* BEGIN Excerpted data *
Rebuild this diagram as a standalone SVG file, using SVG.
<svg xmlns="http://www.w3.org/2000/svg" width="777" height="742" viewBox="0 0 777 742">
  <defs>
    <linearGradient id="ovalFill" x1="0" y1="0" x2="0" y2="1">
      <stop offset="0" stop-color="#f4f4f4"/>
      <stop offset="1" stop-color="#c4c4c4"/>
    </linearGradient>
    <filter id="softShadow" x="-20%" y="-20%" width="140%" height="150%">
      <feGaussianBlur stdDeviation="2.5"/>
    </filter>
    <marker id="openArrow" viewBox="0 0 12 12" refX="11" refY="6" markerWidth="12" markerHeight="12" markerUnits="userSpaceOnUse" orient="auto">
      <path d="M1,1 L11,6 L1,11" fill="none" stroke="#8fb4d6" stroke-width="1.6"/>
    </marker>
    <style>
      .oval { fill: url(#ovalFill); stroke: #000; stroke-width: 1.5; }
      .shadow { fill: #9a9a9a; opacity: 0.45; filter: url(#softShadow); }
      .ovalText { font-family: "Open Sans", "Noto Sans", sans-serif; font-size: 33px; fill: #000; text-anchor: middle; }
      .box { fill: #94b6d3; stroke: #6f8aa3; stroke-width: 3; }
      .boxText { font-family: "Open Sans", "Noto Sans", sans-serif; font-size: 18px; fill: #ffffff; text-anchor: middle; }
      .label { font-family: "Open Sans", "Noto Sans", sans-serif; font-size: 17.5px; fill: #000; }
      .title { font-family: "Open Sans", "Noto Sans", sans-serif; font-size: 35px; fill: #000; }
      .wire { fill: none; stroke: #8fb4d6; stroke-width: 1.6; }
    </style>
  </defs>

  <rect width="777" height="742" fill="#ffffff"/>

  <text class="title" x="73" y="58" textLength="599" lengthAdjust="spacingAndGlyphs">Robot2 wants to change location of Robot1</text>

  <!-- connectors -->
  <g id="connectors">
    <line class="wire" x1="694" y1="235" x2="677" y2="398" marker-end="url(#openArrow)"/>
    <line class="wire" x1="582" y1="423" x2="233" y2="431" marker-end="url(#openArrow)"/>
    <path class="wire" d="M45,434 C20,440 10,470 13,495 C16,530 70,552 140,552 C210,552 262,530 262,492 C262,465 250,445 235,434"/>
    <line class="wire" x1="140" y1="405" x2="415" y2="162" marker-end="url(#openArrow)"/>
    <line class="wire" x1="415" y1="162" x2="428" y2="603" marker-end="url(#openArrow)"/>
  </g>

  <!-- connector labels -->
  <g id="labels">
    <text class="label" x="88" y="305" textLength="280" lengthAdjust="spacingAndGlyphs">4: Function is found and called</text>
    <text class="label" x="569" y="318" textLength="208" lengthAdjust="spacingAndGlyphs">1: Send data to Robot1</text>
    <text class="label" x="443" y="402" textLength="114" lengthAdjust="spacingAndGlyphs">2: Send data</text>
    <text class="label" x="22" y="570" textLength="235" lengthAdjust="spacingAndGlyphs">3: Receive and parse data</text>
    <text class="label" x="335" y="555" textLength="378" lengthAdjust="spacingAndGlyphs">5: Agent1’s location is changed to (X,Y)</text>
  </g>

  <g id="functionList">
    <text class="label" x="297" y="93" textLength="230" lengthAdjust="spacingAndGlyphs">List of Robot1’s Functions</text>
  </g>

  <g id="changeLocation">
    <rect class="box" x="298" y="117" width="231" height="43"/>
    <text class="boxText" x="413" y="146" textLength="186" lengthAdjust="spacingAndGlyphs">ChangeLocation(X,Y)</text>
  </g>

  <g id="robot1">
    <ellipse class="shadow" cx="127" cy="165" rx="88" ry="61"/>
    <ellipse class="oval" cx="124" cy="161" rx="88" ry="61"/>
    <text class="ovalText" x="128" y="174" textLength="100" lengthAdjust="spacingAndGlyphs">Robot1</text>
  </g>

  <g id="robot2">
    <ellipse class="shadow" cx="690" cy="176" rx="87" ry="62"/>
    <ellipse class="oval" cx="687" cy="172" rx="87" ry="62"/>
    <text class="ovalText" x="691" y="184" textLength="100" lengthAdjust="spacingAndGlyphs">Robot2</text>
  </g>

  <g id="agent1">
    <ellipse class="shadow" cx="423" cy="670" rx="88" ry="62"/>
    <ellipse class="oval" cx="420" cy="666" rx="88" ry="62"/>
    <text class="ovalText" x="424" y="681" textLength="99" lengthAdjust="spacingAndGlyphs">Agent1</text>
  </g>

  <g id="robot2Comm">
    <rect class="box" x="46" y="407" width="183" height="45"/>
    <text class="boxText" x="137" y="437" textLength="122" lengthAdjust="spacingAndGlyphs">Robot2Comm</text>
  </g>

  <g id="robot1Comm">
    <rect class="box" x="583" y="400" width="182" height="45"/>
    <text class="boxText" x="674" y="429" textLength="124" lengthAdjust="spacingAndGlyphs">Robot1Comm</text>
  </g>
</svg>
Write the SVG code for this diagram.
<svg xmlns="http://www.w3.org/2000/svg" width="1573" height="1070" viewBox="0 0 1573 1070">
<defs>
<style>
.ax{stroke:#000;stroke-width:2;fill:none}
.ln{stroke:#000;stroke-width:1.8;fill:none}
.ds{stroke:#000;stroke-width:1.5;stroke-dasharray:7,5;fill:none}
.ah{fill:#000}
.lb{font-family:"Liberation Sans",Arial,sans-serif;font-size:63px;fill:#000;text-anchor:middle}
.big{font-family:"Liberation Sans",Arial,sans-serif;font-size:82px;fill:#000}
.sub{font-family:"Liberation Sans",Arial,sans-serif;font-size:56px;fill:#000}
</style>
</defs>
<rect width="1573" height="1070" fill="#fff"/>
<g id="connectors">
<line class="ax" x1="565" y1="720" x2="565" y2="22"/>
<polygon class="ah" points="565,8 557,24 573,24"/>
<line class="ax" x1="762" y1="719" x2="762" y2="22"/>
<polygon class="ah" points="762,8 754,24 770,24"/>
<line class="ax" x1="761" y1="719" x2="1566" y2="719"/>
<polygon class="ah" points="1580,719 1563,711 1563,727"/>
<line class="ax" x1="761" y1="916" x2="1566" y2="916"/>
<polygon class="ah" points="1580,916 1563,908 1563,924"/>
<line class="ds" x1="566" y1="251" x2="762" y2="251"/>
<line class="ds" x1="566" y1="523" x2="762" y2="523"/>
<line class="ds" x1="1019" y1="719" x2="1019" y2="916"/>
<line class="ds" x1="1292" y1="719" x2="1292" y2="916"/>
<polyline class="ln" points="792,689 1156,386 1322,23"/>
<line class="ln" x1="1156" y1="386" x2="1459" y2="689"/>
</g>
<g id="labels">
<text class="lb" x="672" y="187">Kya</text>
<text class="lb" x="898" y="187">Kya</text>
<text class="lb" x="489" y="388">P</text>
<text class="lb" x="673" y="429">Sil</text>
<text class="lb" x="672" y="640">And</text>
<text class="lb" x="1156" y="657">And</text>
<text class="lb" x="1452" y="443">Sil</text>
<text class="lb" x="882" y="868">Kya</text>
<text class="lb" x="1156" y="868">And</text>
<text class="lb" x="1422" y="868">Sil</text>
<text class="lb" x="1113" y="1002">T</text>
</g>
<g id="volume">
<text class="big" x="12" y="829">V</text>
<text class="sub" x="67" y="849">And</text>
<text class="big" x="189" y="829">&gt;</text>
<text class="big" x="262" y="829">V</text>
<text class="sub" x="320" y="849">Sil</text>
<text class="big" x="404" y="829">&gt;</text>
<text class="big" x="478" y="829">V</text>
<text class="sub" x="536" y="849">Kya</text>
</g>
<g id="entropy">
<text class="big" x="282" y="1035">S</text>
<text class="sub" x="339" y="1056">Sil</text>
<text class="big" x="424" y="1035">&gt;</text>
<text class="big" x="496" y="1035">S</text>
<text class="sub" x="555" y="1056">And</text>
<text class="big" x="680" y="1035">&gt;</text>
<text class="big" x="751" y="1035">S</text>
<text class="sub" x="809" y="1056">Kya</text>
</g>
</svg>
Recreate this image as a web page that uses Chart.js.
* END Excerpted data *
## The problem
In the listing above, find the lines holding the word "diagram" and copy them.

## Task response
Rebuild this diagram as a standalone SVG file, using SVG.
Write the SVG code for this diagram.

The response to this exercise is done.